Objective
Carry none of the pictures over; write out the complete data exactly.

Recorded data
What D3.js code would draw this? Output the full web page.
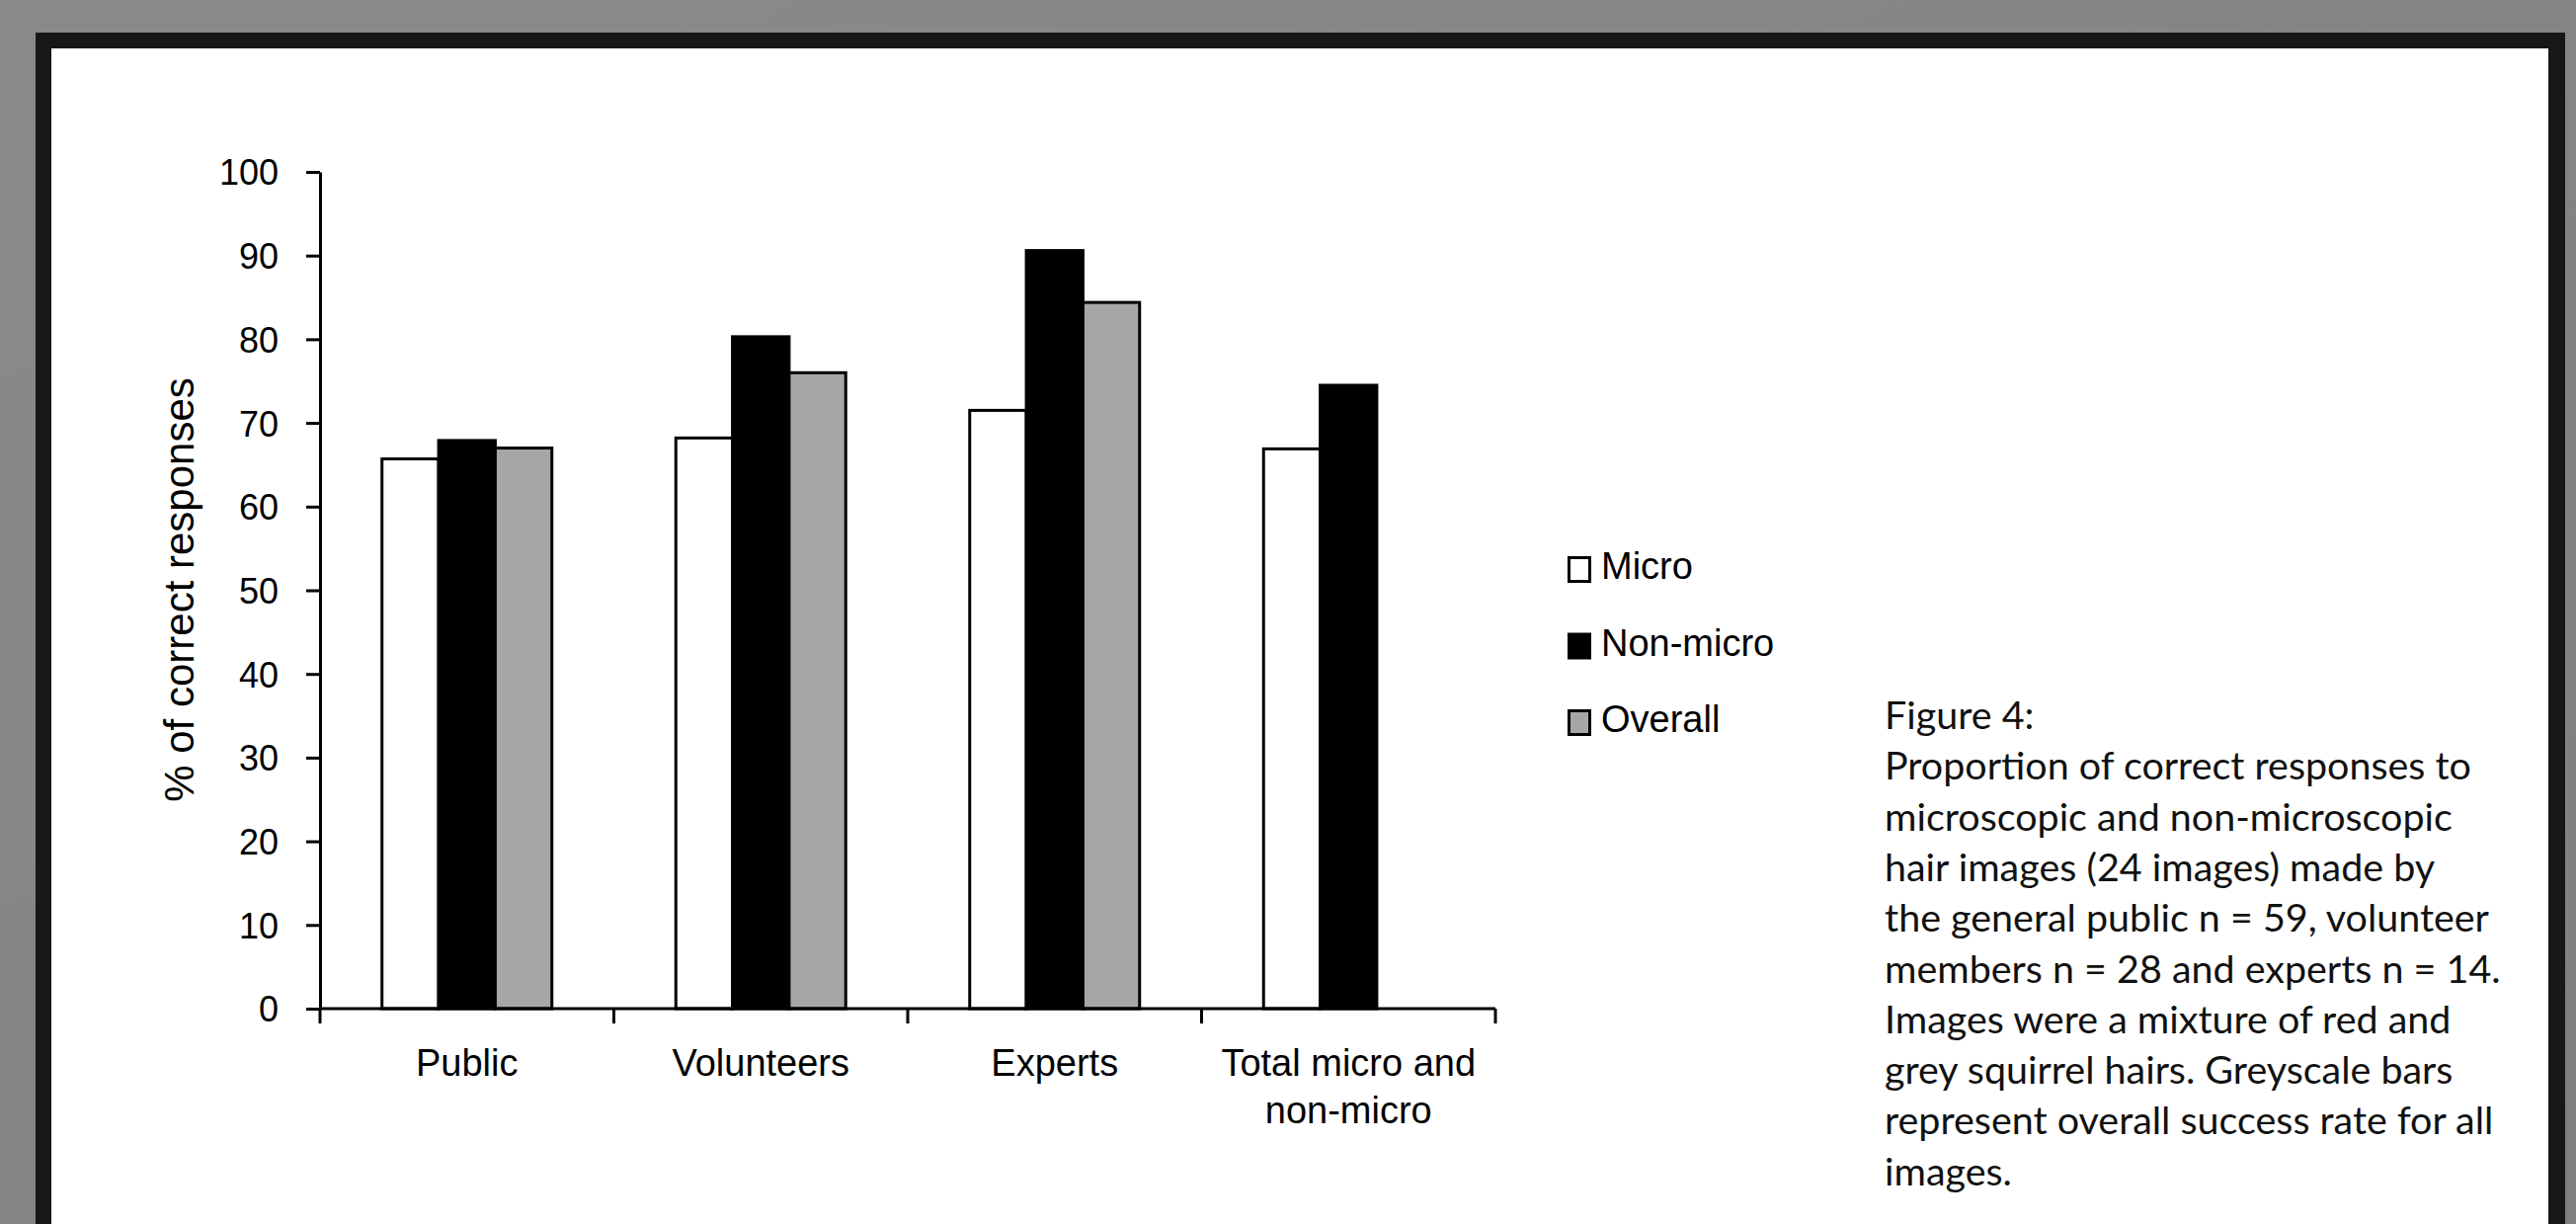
<!DOCTYPE html>
<html>
<head>
<meta charset="utf-8">
<script src="https://cdn.jsdelivr.net/npm/d3@7"></script>
<style>
  html, body { margin: 0; padding: 0; background: #858585; overflow: hidden; }
  svg { display: block; }
</style>
</head>
<body>
<svg id="chart" width="2608" height="1239"></svg>
<script>
// ---- data ----
const categories = ["Public", "Volunteers", "Experts", "Total micro and\nnon-micro"];
const seriesNames = ["Micro", "Non-micro", "Overall"];
const microValues = [65.7, 68.2, 71.5, 66.9];
const nonMicroValues = [67.9, 80.3, 90.6, 74.5];
const overallValues = [67.0, 76.0, 84.4, null];
const yTicks = [0, 10, 20, 30, 40, 50, 60, 70, 80, 90, 100];
const yTitle = "% of correct responses";
const captionLines = [
  "Figure 4:",
  "Proportion of correct responses to",
  "microscopic and non-microscopic",
  "hair images (24 images) made by",
  "the general public n = 59, volunteer",
  "members n = 28 and experts n = 14.",
  "Images were a mixture of red and",
  "grey squirrel hairs. Greyscale bars",
  "represent overall success rate for all",
  "images."
];

const seriesValues = [microValues, nonMicroValues, overallValues];
const fills = { "Micro": "#ffffff", "Non-micro": "#000000", "Overall": "#a6a6a6" };

const svg = d3.select("#chart");

// ---- background / frame ----
const defs = svg.append("defs");
const grad = defs.append("linearGradient").attr("id", "bg").attr("x1", 0).attr("y1", 0).attr("x2", 1).attr("y2", 1);
grad.append("stop").attr("offset", "0%").attr("stop-color", "#8a8a8a");
grad.append("stop").attr("offset", "100%").attr("stop-color", "#7f7f7f");
svg.append("rect").attr("x", 0).attr("y", 0).attr("width", 2608).attr("height", 1239).attr("fill", "url(#bg)");
svg.append("rect").attr("x", 36).attr("y", 33).attr("width", 2561).attr("height", 1250).attr("fill", "#171717");
svg.append("rect").attr("x", 52).attr("y", 49).attr("width", 2528).attr("height", 1250).attr("fill", "#ffffff");

// ---- scales ----
const plotLeft = 324, plotRight = 1514, plotTop = 174, plotBottom = 1021;
const x = d3.scaleBand().domain(categories).range([plotLeft, plotRight]).paddingInner(0).paddingOuter(0);
const groupW = 175;
const groupOff = (x.bandwidth() - groupW) / 2;
const xSub = d3.scaleBand().domain(seriesNames).range([groupOff + 1.5, groupOff + groupW - 1.5]);
const y = d3.scaleLinear().domain([0, 100]).range([plotBottom, plotTop]);

const chartFont = "'Liberation Sans', Arial, sans-serif";

// ---- bars ----
const barData = [];
categories.forEach((c, i) => {
  seriesNames.forEach((s, j) => {
    const v = seriesValues[j][i];
    if (v !== null && v !== undefined) barData.push({ cat: c, series: s, value: v });
  });
});
svg.append("g").selectAll("rect").data(barData).join("rect")
  .attr("x", d => x(d.cat) + xSub(d.series))
  .attr("y", d => y(d.value))
  .attr("width", xSub.bandwidth())
  .attr("height", d => y(0) - y(d.value))
  .attr("fill", d => fills[d.series])
  .attr("stroke", "#000")
  .attr("stroke-width", 3);

// ---- y axis ----
const yAxis = svg.append("g").attr("transform", `translate(${plotLeft},0)`)
  .call(d3.axisLeft(y).tickValues(yTicks).tickSize(14).tickSizeOuter(0).tickPadding(28));
yAxis.select(".domain").attr("stroke", "#000").attr("stroke-width", 3);
yAxis.selectAll(".tick line").attr("stroke", "#000").attr("stroke-width", 3);
yAxis.selectAll(".tick text").attr("font-family", chartFont).attr("font-size", 36).attr("fill", "#000")
  .attr("dy", "0.36em");

// ---- x axis ----
const xAxisG = svg.append("g");
xAxisG.append("line").attr("x1", plotLeft).attr("x2", plotRight)
  .attr("y1", y(0)).attr("y2", y(0)).attr("stroke", "#000").attr("stroke-width", 3);
const boundaries = categories.map(c => x(c)).concat([x(categories[categories.length - 1]) + x.bandwidth()]);
xAxisG.selectAll("line.tk").data(boundaries).join("line").attr("class", "tk")
  .attr("x1", d => d).attr("x2", d => d)
  .attr("y1", y(0)).attr("y2", y(0) + 15)
  .attr("stroke", "#000").attr("stroke-width", 3);
const xl = xAxisG.selectAll("text.xl").data(categories).join("text").attr("class", "xl")
  .attr("x", d => x(d) + x.bandwidth() / 2)
  .attr("y", 1089)
  .attr("text-anchor", "middle")
  .attr("font-family", chartFont).attr("font-size", 38).attr("fill", "#000");
xl.each(function(d) {
  const lines = d.split("\n");
  const t = d3.select(this);
  lines.forEach((ln, k) => {
    t.append("tspan").attr("x", x(d) + x.bandwidth() / 2).attr("dy", k === 0 ? 0 : 48).text(ln);
  });
});

// ---- y title ----
svg.append("text")
  .attr("transform", `translate(196,597) rotate(-90)`)
  .attr("text-anchor", "middle")
  .attr("font-family", chartFont).attr("font-size", 42).attr("fill", "#000")
  .text(yTitle);

// ---- legend ----
const legend = svg.append("g").attr("transform", "translate(1587,563)");
const lg = legend.selectAll("g").data(seriesNames).join("g")
  .attr("transform", (d, i) => `translate(0,${i * 77.5})`);
lg.append("rect").attr("x", 1.5).attr("y", 1.5).attr("width", 21).attr("height", 24)
  .attr("fill", d => fills[d]).attr("stroke", "#000").attr("stroke-width", 3);
lg.append("text").attr("x", 34).attr("y", 23)
  .attr("font-family", chartFont).attr("font-size", 38).attr("fill", "#000")
  .text(d => d);

// ---- caption ----
const capFont = "Lato, 'Open Sans', sans-serif";
const cap = svg.append("g");
const capText = cap.append("text").attr("font-family", capFont).attr("font-size", 42).attr("fill", "#111");
capText.selectAll("tspan").data(captionLines).join("tspan")
  .attr("x", 1908).attr("y", (d, i) => 738 + i * 51.3).text(d => d);
// fit font size so the reference line width (~594px) matches
const refSpan = capText.selectAll("tspan").nodes()[1];
const len = refSpan.getComputedTextLength();
if (len > 0) capText.attr("font-size", 42 * 594 / len);
</script>
</body>
</html>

Output
What D3.js code would draw this? Output the full web page.
<!DOCTYPE html>
<html>
<head>
<meta charset="utf-8">
<script src="https://cdn.jsdelivr.net/npm/d3@7"></script>
<style>
  html, body { margin: 0; padding: 0; background: #858585; overflow: hidden; }
  svg { display: block; }
</style>
</head>
<body>
<svg id="chart" width="2608" height="1239"></svg>
<script>
// ---- data ----
const categories = ["Public", "Volunteers", "Experts", "Total micro and\nnon-micro"];
const seriesNames = ["Micro", "Non-micro", "Overall"];
const microValues = [65.7, 68.2, 71.5, 66.9];
const nonMicroValues = [67.9, 80.3, 90.6, 74.5];
const overallValues = [67.0, 76.0, 84.4, null];
const yTicks = [0, 10, 20, 30, 40, 50, 60, 70, 80, 90, 100];
const yTitle = "% of correct responses";
const captionLines = [
  "Figure 4:",
  "Proportion of correct responses to",
  "microscopic and non-microscopic",
  "hair images (24 images) made by",
  "the general public n = 59, volunteer",
  "members n = 28 and experts n = 14.",
  "Images were a mixture of red and",
  "grey squirrel hairs. Greyscale bars",
  "represent overall success rate for all",
  "images."
];

const seriesValues = [microValues, nonMicroValues, overallValues];
const fills = { "Micro": "#ffffff", "Non-micro": "#000000", "Overall": "#a6a6a6" };

const svg = d3.select("#chart");

// ---- background / frame ----
const defs = svg.append("defs");
const grad = defs.append("linearGradient").attr("id", "bg").attr("x1", 0).attr("y1", 0).attr("x2", 1).attr("y2", 1);
grad.append("stop").attr("offset", "0%").attr("stop-color", "#8a8a8a");
grad.append("stop").attr("offset", "100%").attr("stop-color", "#7f7f7f");
svg.append("rect").attr("x", 0).attr("y", 0).attr("width", 2608).attr("height", 1239).attr("fill", "url(#bg)");
svg.append("rect").attr("x", 36).attr("y", 33).attr("width", 2561).attr("height", 1250).attr("fill", "#171717");
svg.append("rect").attr("x", 52).attr("y", 49).attr("width", 2528).attr("height", 1250).attr("fill", "#ffffff");

// ---- scales ----
const plotLeft = 324, plotRight = 1514, plotTop = 174, plotBottom = 1021;
const x = d3.scaleBand().domain(categories).range([plotLeft, plotRight]).paddingInner(0).paddingOuter(0);
const groupW = 175;
const groupOff = (x.bandwidth() - groupW) / 2;
const xSub = d3.scaleBand().domain(seriesNames).range([groupOff + 1.5, groupOff + groupW - 1.5]);
const y = d3.scaleLinear().domain([0, 100]).range([plotBottom, plotTop]);

const chartFont = "'Liberation Sans', Arial, sans-serif";

// ---- bars ----
const barData = [];
categories.forEach((c, i) => {
  seriesNames.forEach((s, j) => {
    const v = seriesValues[j][i];
    if (v !== null && v !== undefined) barData.push({ cat: c, series: s, value: v });
  });
});
svg.append("g").selectAll("rect").data(barData).join("rect")
  .attr("x", d => x(d.cat) + xSub(d.series))
  .attr("y", d => y(d.value))
  .attr("width", xSub.bandwidth())
  .attr("height", d => y(0) - y(d.value))
  .attr("fill", d => fills[d.series])
  .attr("stroke", "#000")
  .attr("stroke-width", 3);

// ---- y axis ----
const yAxis = svg.append("g").attr("transform", `translate(${plotLeft},0)`)
  .call(d3.axisLeft(y).tickValues(yTicks).tickSize(14).tickSizeOuter(0).tickPadding(28));
yAxis.select(".domain").attr("stroke", "#000").attr("stroke-width", 3);
yAxis.selectAll(".tick line").attr("stroke", "#000").attr("stroke-width", 3);
yAxis.selectAll(".tick text").attr("font-family", chartFont).attr("font-size", 36).attr("fill", "#000")
  .attr("dy", "0.36em");

// ---- x axis ----
const xAxisG = svg.append("g");
xAxisG.append("line").attr("x1", plotLeft).attr("x2", plotRight)
  .attr("y1", y(0)).attr("y2", y(0)).attr("stroke", "#000").attr("stroke-width", 3);
const boundaries = categories.map(c => x(c)).concat([x(categories[categories.length - 1]) + x.bandwidth()]);
xAxisG.selectAll("line.tk").data(boundaries).join("line").attr("class", "tk")
  .attr("x1", d => d).attr("x2", d => d)
  .attr("y1", y(0)).attr("y2", y(0) + 15)
  .attr("stroke", "#000").attr("stroke-width", 3);
const xl = xAxisG.selectAll("text.xl").data(categories).join("text").attr("class", "xl")
  .attr("x", d => x(d) + x.bandwidth() / 2)
  .attr("y", 1089)
  .attr("text-anchor", "middle")
  .attr("font-family", chartFont).attr("font-size", 38).attr("fill", "#000");
xl.each(function(d) {
  const lines = d.split("\n");
  const t = d3.select(this);
  lines.forEach((ln, k) => {
    t.append("tspan").attr("x", x(d) + x.bandwidth() / 2).attr("dy", k === 0 ? 0 : 48).text(ln);
  });
});

// ---- y title ----
svg.append("text")
  .attr("transform", `translate(196,597) rotate(-90)`)
  .attr("text-anchor", "middle")
  .attr("font-family", chartFont).attr("font-size", 42).attr("fill", "#000")
  .text(yTitle);

// ---- legend ----
const legend = svg.append("g").attr("transform", "translate(1587,563)");
const lg = legend.selectAll("g").data(seriesNames).join("g")
  .attr("transform", (d, i) => `translate(0,${i * 77.5})`);
lg.append("rect").attr("x", 1.5).attr("y", 1.5).attr("width", 21).attr("height", 24)
  .attr("fill", d => fills[d]).attr("stroke", "#000").attr("stroke-width", 3);
lg.append("text").attr("x", 34).attr("y", 23)
  .attr("font-family", chartFont).attr("font-size", 38).attr("fill", "#000")
  .text(d => d);

// ---- caption ----
const capFont = "Lato, 'Open Sans', sans-serif";
const cap = svg.append("g");
const capText = cap.append("text").attr("font-family", capFont).attr("font-size", 42).attr("fill", "#111");
capText.selectAll("tspan").data(captionLines).join("tspan")
  .attr("x", 1908).attr("y", (d, i) => 738 + i * 51.3).text(d => d);
// fit font size so the reference line width (~594px) matches
const refSpan = capText.selectAll("tspan").nodes()[1];
const len = refSpan.getComputedTextLength();
if (len > 0) capText.attr("font-size", 42 * 594 / len);
</script>
</body>
</html>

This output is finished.